Fonck to lead U.S. burning plasma effort
he U.S. Department of Energy Office of Fusion Energy Sciences has named Steenbock Professor Ray Fonck head of a group that will rally burning-plasma researchers around the country. With plans progressing for ITER (the international thermonuclear experimental reactor), the U.S. Burning Plasma Organization will establish and coordinate teams of American scientists to work in burning-plasma research areas of focus, says Fonck. In addition, it will position those scientists to compete for research time at the international level.
“What we want to do is bring those topics that are most important to the burning-plasma front to the fore so that these things get run time and people work together on them,” he says. “Looking forward 10 years, maybe 12 years downstream, we need coordinated teams from the U.S. to vie for experimental time on ITER.”
The U.S. share of ITER’s construction cost will be about $1 billion. Not only will the
new organization involve and integrate researchers from around the country, but it also demonstrates the
country’s commitment to and scientific ownership of burning-plasma research, says Fonck.
ITER’s U.S. project office is housed at Princeton University, where researchers will engineer
and construct the country’s portion of the reactor. Often, says Fonck, the office receives requests
from the international ITER office that U.S. researchers address certain scientific topics. “And so the project office would then come to us as the scientific organization and say, ‘We need to have this addressed,’” says Fonck. “And so in that sense, a big part of our agenda would be supporting the ITER project and responding to its scientific requests. But we’re trying to make it more than that — that the U.S. come up with its own ideas beyond what the ITER project needs.”

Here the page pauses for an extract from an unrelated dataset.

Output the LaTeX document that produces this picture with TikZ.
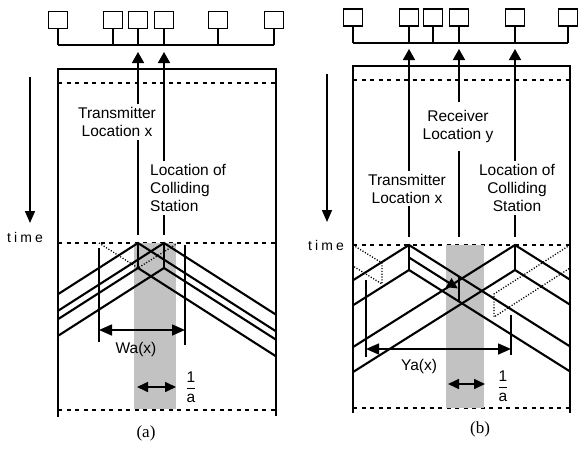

Later this summer, Fonck will meet with an advisory board to set the group’s direction, although a general vision already is in place. The organization probably will have divisions, broken into scientific topic areas — for example, study of MHD instabilities in burning plasmas. Each topic area might have a team leader who would organize research on the topic, suggest directions, and bid for time on the national experiments. Communication, via everything from face-to-face meetings to videoconferences, throughout the organizational structure will be important, “so that we can identify the highest-priority activities and then relay that judgment from the scientific community to the funding agencies,”
says Fonck.
The result, he says, will be a virtual
laboratory of burning-plasma scientists working toward common goals.